▶ _The request_: Repeat the entire listing exactly.

┌─ Recorded data

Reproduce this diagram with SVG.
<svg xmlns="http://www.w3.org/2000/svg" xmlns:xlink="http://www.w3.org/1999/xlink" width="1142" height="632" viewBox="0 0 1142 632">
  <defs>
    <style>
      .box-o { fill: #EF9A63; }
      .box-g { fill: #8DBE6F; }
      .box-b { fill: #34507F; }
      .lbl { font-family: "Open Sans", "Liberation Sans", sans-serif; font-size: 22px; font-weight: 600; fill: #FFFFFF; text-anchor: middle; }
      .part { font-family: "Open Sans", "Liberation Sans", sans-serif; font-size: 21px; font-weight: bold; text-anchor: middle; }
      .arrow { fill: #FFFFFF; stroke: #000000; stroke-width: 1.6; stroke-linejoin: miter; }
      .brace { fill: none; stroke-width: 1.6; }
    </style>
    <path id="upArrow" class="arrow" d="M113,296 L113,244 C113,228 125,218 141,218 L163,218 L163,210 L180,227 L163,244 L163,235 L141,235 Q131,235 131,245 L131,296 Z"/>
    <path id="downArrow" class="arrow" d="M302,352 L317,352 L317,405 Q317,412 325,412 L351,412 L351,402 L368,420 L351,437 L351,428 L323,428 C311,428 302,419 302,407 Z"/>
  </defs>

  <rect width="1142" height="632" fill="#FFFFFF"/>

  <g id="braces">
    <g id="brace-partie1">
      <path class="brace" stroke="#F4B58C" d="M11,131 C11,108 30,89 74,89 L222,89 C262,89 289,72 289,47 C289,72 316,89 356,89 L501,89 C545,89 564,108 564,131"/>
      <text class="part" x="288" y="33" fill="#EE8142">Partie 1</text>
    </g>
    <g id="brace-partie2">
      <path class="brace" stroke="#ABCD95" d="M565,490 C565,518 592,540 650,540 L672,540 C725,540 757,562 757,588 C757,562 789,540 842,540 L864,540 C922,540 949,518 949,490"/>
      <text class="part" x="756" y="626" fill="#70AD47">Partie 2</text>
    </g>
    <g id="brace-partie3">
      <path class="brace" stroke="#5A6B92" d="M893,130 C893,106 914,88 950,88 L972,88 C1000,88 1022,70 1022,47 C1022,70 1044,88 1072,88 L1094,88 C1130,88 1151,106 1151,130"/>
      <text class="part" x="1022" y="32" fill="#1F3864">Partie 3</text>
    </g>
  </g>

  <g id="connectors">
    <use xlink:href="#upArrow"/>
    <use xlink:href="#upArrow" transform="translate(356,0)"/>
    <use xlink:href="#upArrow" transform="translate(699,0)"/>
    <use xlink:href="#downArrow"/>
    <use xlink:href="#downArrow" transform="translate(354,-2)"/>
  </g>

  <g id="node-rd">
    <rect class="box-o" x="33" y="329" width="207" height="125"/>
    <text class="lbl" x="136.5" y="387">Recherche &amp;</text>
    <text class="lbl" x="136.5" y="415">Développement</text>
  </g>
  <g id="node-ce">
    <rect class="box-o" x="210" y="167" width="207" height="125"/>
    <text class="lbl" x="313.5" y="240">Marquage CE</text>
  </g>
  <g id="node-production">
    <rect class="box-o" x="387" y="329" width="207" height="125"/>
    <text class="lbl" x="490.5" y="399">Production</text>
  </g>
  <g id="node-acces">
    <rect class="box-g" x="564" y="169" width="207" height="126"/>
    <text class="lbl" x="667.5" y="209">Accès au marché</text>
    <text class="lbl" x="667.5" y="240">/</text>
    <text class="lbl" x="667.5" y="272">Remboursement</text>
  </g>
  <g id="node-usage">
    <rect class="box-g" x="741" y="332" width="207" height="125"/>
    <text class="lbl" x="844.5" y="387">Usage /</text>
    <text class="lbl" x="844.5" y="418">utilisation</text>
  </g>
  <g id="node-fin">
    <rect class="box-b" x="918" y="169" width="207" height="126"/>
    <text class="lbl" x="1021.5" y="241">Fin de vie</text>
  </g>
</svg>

└─

▶ _The answer_:
Reproduce this diagram with SVG.
<svg xmlns="http://www.w3.org/2000/svg" xmlns:xlink="http://www.w3.org/1999/xlink" width="1142" height="632" viewBox="0 0 1142 632">
  <defs>
    <style>
      .box-o { fill: #EF9A63; }
      .box-g { fill: #8DBE6F; }
      .box-b { fill: #34507F; }
      .lbl { font-family: "Open Sans", "Liberation Sans", sans-serif; font-size: 22px; font-weight: 600; fill: #FFFFFF; text-anchor: middle; }
      .part { font-family: "Open Sans", "Liberation Sans", sans-serif; font-size: 21px; font-weight: bold; text-anchor: middle; }
      .arrow { fill: #FFFFFF; stroke: #000000; stroke-width: 1.6; stroke-linejoin: miter; }
      .brace { fill: none; stroke-width: 1.6; }
    </style>
    <path id="upArrow" class="arrow" d="M113,296 L113,244 C113,228 125,218 141,218 L163,218 L163,210 L180,227 L163,244 L163,235 L141,235 Q131,235 131,245 L131,296 Z"/>
    <path id="downArrow" class="arrow" d="M302,352 L317,352 L317,405 Q317,412 325,412 L351,412 L351,402 L368,420 L351,437 L351,428 L323,428 C311,428 302,419 302,407 Z"/>
  </defs>

  <rect width="1142" height="632" fill="#FFFFFF"/>

  <g id="braces">
    <g id="brace-partie1">
      <path class="brace" stroke="#F4B58C" d="M11,131 C11,108 30,89 74,89 L222,89 C262,89 289,72 289,47 C289,72 316,89 356,89 L501,89 C545,89 564,108 564,131"/>
      <text class="part" x="288" y="33" fill="#EE8142">Partie 1</text>
    </g>
    <g id="brace-partie2">
      <path class="brace" stroke="#ABCD95" d="M565,490 C565,518 592,540 650,540 L672,540 C725,540 757,562 757,588 C757,562 789,540 842,540 L864,540 C922,540 949,518 949,490"/>
      <text class="part" x="756" y="626" fill="#70AD47">Partie 2</text>
    </g>
    <g id="brace-partie3">
      <path class="brace" stroke="#5A6B92" d="M893,130 C893,106 914,88 950,88 L972,88 C1000,88 1022,70 1022,47 C1022,70 1044,88 1072,88 L1094,88 C1130,88 1151,106 1151,130"/>
      <text class="part" x="1022" y="32" fill="#1F3864">Partie 3</text>
    </g>
  </g>

  <g id="connectors">
    <use xlink:href="#upArrow"/>
    <use xlink:href="#upArrow" transform="translate(356,0)"/>
    <use xlink:href="#upArrow" transform="translate(699,0)"/>
    <use xlink:href="#downArrow"/>
    <use xlink:href="#downArrow" transform="translate(354,-2)"/>
  </g>

  <g id="node-rd">
    <rect class="box-o" x="33" y="329" width="207" height="125"/>
    <text class="lbl" x="136.5" y="387">Recherche &amp;</text>
    <text class="lbl" x="136.5" y="415">Développement</text>
  </g>
  <g id="node-ce">
    <rect class="box-o" x="210" y="167" width="207" height="125"/>
    <text class="lbl" x="313.5" y="240">Marquage CE</text>
  </g>
  <g id="node-production">
    <rect class="box-o" x="387" y="329" width="207" height="125"/>
    <text class="lbl" x="490.5" y="399">Production</text>
  </g>
  <g id="node-acces">
    <rect class="box-g" x="564" y="169" width="207" height="126"/>
    <text class="lbl" x="667.5" y="209">Accès au marché</text>
    <text class="lbl" x="667.5" y="240">/</text>
    <text class="lbl" x="667.5" y="272">Remboursement</text>
  </g>
  <g id="node-usage">
    <rect class="box-g" x="741" y="332" width="207" height="125"/>
    <text class="lbl" x="844.5" y="387">Usage /</text>
    <text class="lbl" x="844.5" y="418">utilisation</text>
  </g>
  <g id="node-fin">
    <rect class="box-b" x="918" y="169" width="207" height="126"/>
    <text class="lbl" x="1021.5" y="241">Fin de vie</text>
  </g>
</svg>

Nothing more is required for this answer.